Although the corn created a mess, the damage caused by Monday’s derailment was relatively minor, said Kent.
Because the railway has a second track running parallel to the one that was damaged, Kent said, BNSF Railway would be able to continue sending cargo through the Pass.
She did not know when the cars would be cleared and the track reopened. 
While railroad police and men in orange BNSF Railway jackets paced along the tracks and inspected damage, Roland recounted the moments before the cars hopped the rails.
The Boynton Beach, Fla., resident has been a train enthusiast all his life, he said, and had come to California for a train-watching vacation. 
Dressed in a Northwestern Railroad employee jacket and baseball cap, Roland had been filming trains at the site of the accident since 8 a.m. Monday, he said. He had not, however, managed to catch the derailment itself on tape. The rugged pass where the accident occurred, known as Sullivan’s Curve, is famous among train hobbyists, Roland said.
Told of the witness, Kent was not surprised. Despite the hours they log working on the railroad, she said, many of BNSF’s own employees spend days off staking out rail lines.

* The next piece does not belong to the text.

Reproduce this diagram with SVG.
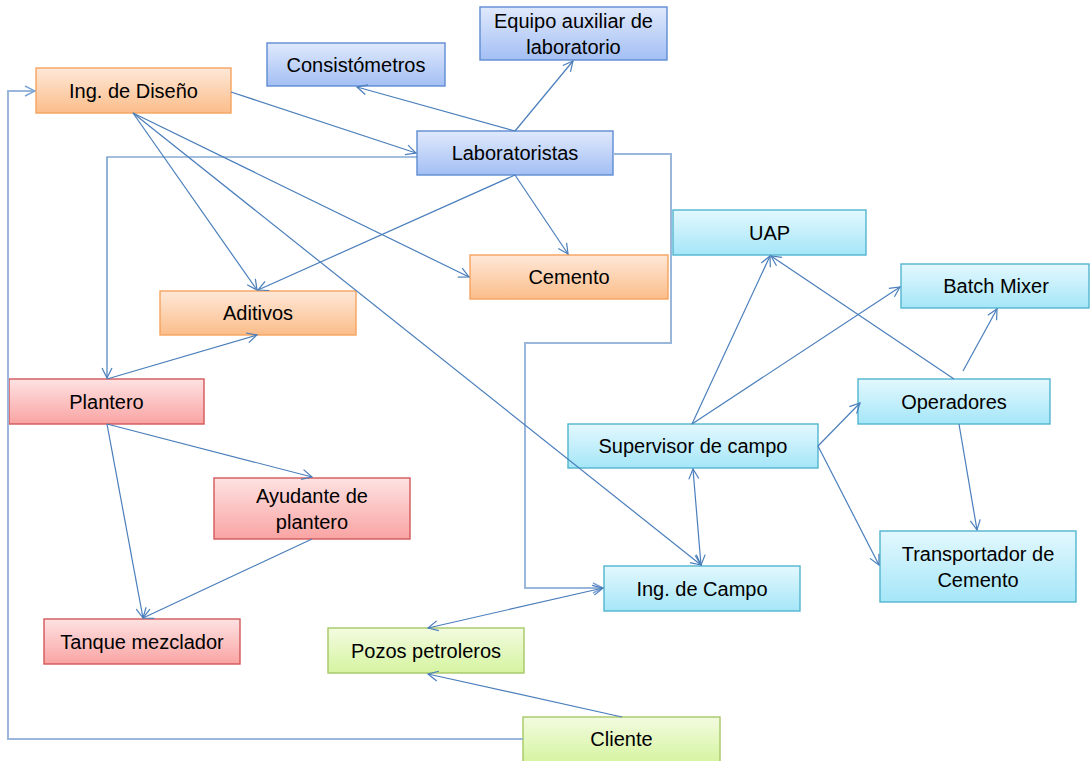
<svg xmlns="http://www.w3.org/2000/svg" width="1091" height="761" viewBox="0 0 1091 761">
  <defs>
    <linearGradient id="gOrange" x1="0" y1="0" x2="0" y2="1">
      <stop offset="0" stop-color="#FEE8D8"/>
      <stop offset="1" stop-color="#FBBD8A"/>
    </linearGradient>
    <linearGradient id="gBlue" x1="0" y1="0" x2="0" y2="1">
      <stop offset="0" stop-color="#E0E9FC"/>
      <stop offset="1" stop-color="#A3BFF4"/>
    </linearGradient>
    <linearGradient id="gCyan" x1="0" y1="0" x2="0" y2="1">
      <stop offset="0" stop-color="#E3F8FE"/>
      <stop offset="1" stop-color="#A5E6F8"/>
    </linearGradient>
    <linearGradient id="gRed" x1="0" y1="0" x2="0" y2="1">
      <stop offset="0" stop-color="#FEE2E2"/>
      <stop offset="1" stop-color="#F9A4A3"/>
    </linearGradient>
    <linearGradient id="gGreen" x1="0" y1="0" x2="0" y2="1">
      <stop offset="0" stop-color="#F3FBE0"/>
      <stop offset="1" stop-color="#D5F4A0"/>
    </linearGradient>
    <marker id="arrow" viewBox="0 0 12 12" refX="11" refY="6" markerWidth="12" markerHeight="12" markerUnits="userSpaceOnUse" orient="auto-start-reverse">
      <path d="M1,1 L11,6 L1,11" fill="none" stroke="#4A7EBB" stroke-width="1.2"/>
    </marker>
    <marker id="arrowLight" viewBox="0 0 12 12" refX="11" refY="6" markerWidth="12" markerHeight="12" markerUnits="userSpaceOnUse" orient="auto">
      <path d="M1,1 L11,6 L1,11" fill="none" stroke="#7FA4D4" stroke-width="1.4"/>
    </marker>
  </defs>
  <style>
    .box { stroke-width: 1.4; }
    .orange { fill: url(#gOrange); stroke: #F6A35E; }
    .blue { fill: url(#gBlue); stroke: #5E8CD2; }
    .cyan { fill: url(#gCyan); stroke: #52B5CF; }
    .red { fill: url(#gRed); stroke: #D2585A; }
    .green { fill: url(#gGreen); stroke: #A6C865; }
    text { font-family: "Liberation Sans", Arial, sans-serif; font-size: 20px; fill: #000; text-anchor: middle; }
    .conn { fill: none; stroke: #4A7EBB; stroke-width: 1.2; marker-end: url(#arrow); }
    .both { marker-start: url(#arrow); }
    .elbow { fill: none; stroke: #9AB6DB; stroke-width: 2; marker-end: url(#arrowLight); }
  </style>

  <rect width="1091" height="761" fill="#FFFFFF"/>

  <!-- nodes -->
  <g id="ing-diseno">
    <rect class="box orange" x="36" y="68" width="195" height="45"/>
    <text x="133.5" y="97.5">Ing. de Diseño</text>
  </g>
  <g id="consistometros">
    <rect class="box blue" x="267" y="43" width="178" height="43"/>
    <text x="356" y="71.5">Consistómetros</text>
  </g>
  <g id="equipo-auxiliar">
    <rect class="box blue" x="480" y="7" width="187" height="53"/>
    <text x="573.5" y="27.5">Equipo auxiliar de</text>
    <text x="573.5" y="53.5">laboratorio</text>
  </g>
  <g id="laboratoristas">
    <rect class="box blue" x="417" y="131" width="196" height="44"/>
    <text x="515" y="160">Laboratoristas</text>
  </g>
  <g id="uap">
    <rect class="box cyan" x="673" y="210" width="193" height="45"/>
    <text x="769.5" y="239.5">UAP</text>
  </g>
  <g id="batch-mixer">
    <rect class="box cyan" x="901" y="264" width="188" height="44"/>
    <text x="996" y="293">Batch Mixer</text>
  </g>
  <g id="cemento">
    <rect class="box orange" x="470" y="255" width="198" height="44"/>
    <text x="569" y="284">Cemento</text>
  </g>
  <g id="aditivos">
    <rect class="box orange" x="160" y="291" width="196" height="44"/>
    <text x="258" y="320">Aditivos</text>
  </g>
  <g id="operadores">
    <rect class="box cyan" x="858" y="379" width="192" height="45"/>
    <text x="954" y="408.5">Operadores</text>
  </g>
  <g id="plantero">
    <rect class="box red" x="9" y="379" width="195" height="45"/>
    <text x="106.5" y="408.5">Plantero</text>
  </g>
  <g id="supervisor">
    <rect class="box cyan" x="568" y="424" width="250" height="44"/>
    <text x="693" y="453">Supervisor de campo</text>
  </g>
  <g id="ayudante">
    <rect class="box red" x="214" y="478" width="196" height="61"/>
    <text x="312" y="502.5">Ayudante de</text>
    <text x="312" y="528.5">plantero</text>
  </g>
  <g id="transportador">
    <rect class="box cyan" x="880" y="531" width="196" height="71"/>
    <text x="978" y="560.5">Transportador de</text>
    <text x="978" y="586.5">Cemento</text>
  </g>
  <g id="ing-campo">
    <rect class="box cyan" x="604" y="566" width="196" height="45"/>
    <text x="702" y="595.5">Ing. de Campo</text>
  </g>
  <g id="tanque">
    <rect class="box red" x="44" y="619" width="196" height="45"/>
    <text x="142" y="648.5">Tanque mezclador</text>
  </g>
  <g id="pozos">
    <rect class="box green" x="328" y="628" width="196" height="45"/>
    <text x="426" y="657.5">Pozos petroleros</text>
  </g>
  <g id="cliente">
    <rect class="box green" x="523" y="717" width="197" height="46"/>
    <text x="621.5" y="746">Cliente</text>
  </g>

  <!-- connectors -->
  <g id="connectors">
    <!-- elbow routes -->
    <polyline class="elbow" points="523,739 8,739 8,91 35,91"/>
    <polyline class="elbow" points="613,154 671,154 671,343 525,343 525,588 603,588"/>
    <polyline class="conn" points="417,157 107,157 107,378"/>

    <!-- from Ing. de Diseño -->
    <line class="conn" x1="231" y1="92" x2="416" y2="153"/>
    <line class="conn" x1="133" y1="113" x2="257" y2="290"/>
    <line class="conn" x1="133" y1="113" x2="469" y2="277"/>
    <line class="conn" x1="133" y1="113" x2="701" y2="565"/>

    <!-- from Laboratoristas -->
    <line class="conn" x1="515" y1="131" x2="357" y2="87"/>
    <line class="conn" x1="515" y1="131" x2="573" y2="61"/>
    <line class="conn" x1="515" y1="175" x2="568" y2="254"/>
    <line class="conn" x1="515" y1="175" x2="258" y2="290"/>

    <!-- plant side -->
    <line class="conn" x1="107" y1="379" x2="257" y2="335"/>
    <line class="conn" x1="107" y1="424" x2="312" y2="477"/>
    <line class="conn" x1="107" y1="424" x2="143" y2="618"/>
    <line class="conn" x1="312" y1="539" x2="143" y2="618"/>

    <!-- field side -->
    <line class="conn both" x1="693" y1="469" x2="701" y2="565"/>
    <line class="conn" x1="692" y1="424" x2="770" y2="256"/>
    <line class="conn" x1="692" y1="424" x2="900" y2="287"/>
    <line class="conn" x1="954" y1="379" x2="771" y2="256"/>
    <line class="conn" x1="963" y1="371" x2="997" y2="309"/>
    <line class="conn" x1="818" y1="446" x2="860" y2="403"/>
    <line class="conn" x1="818" y1="446" x2="879" y2="565"/>
    <line class="conn" x1="959" y1="424" x2="977" y2="530"/>

    <!-- wells and client -->
    <line class="conn both" x1="428" y1="628" x2="603" y2="588"/>
    <line class="conn" x1="622" y1="717" x2="428" y2="674"/>
  </g>
</svg>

“It gets into their blood,” she said.
On this trip, Roland has already been to railways in Riverside, Colton, Bakersfield and Daggett before coming out to Sullivan’s Curve, he said. There was nothing he could have done to prevent the derailment, he said, so he figured he might as well enjoy it.
“This is like Las Vegas,” Roland said. “You can’t have any better luck than seeing a trail derailment in front of your own eyes.”
Roland is married and has two children, although neither is interested in trains. His wife used to come along on train safaris, he said, but was unable to keep pace with his accelerating passion for locomotives since he retired last year from what he described as a regrettably non-train-related profession.
“This is my second trip since she said, ‘no more,’ ” he said.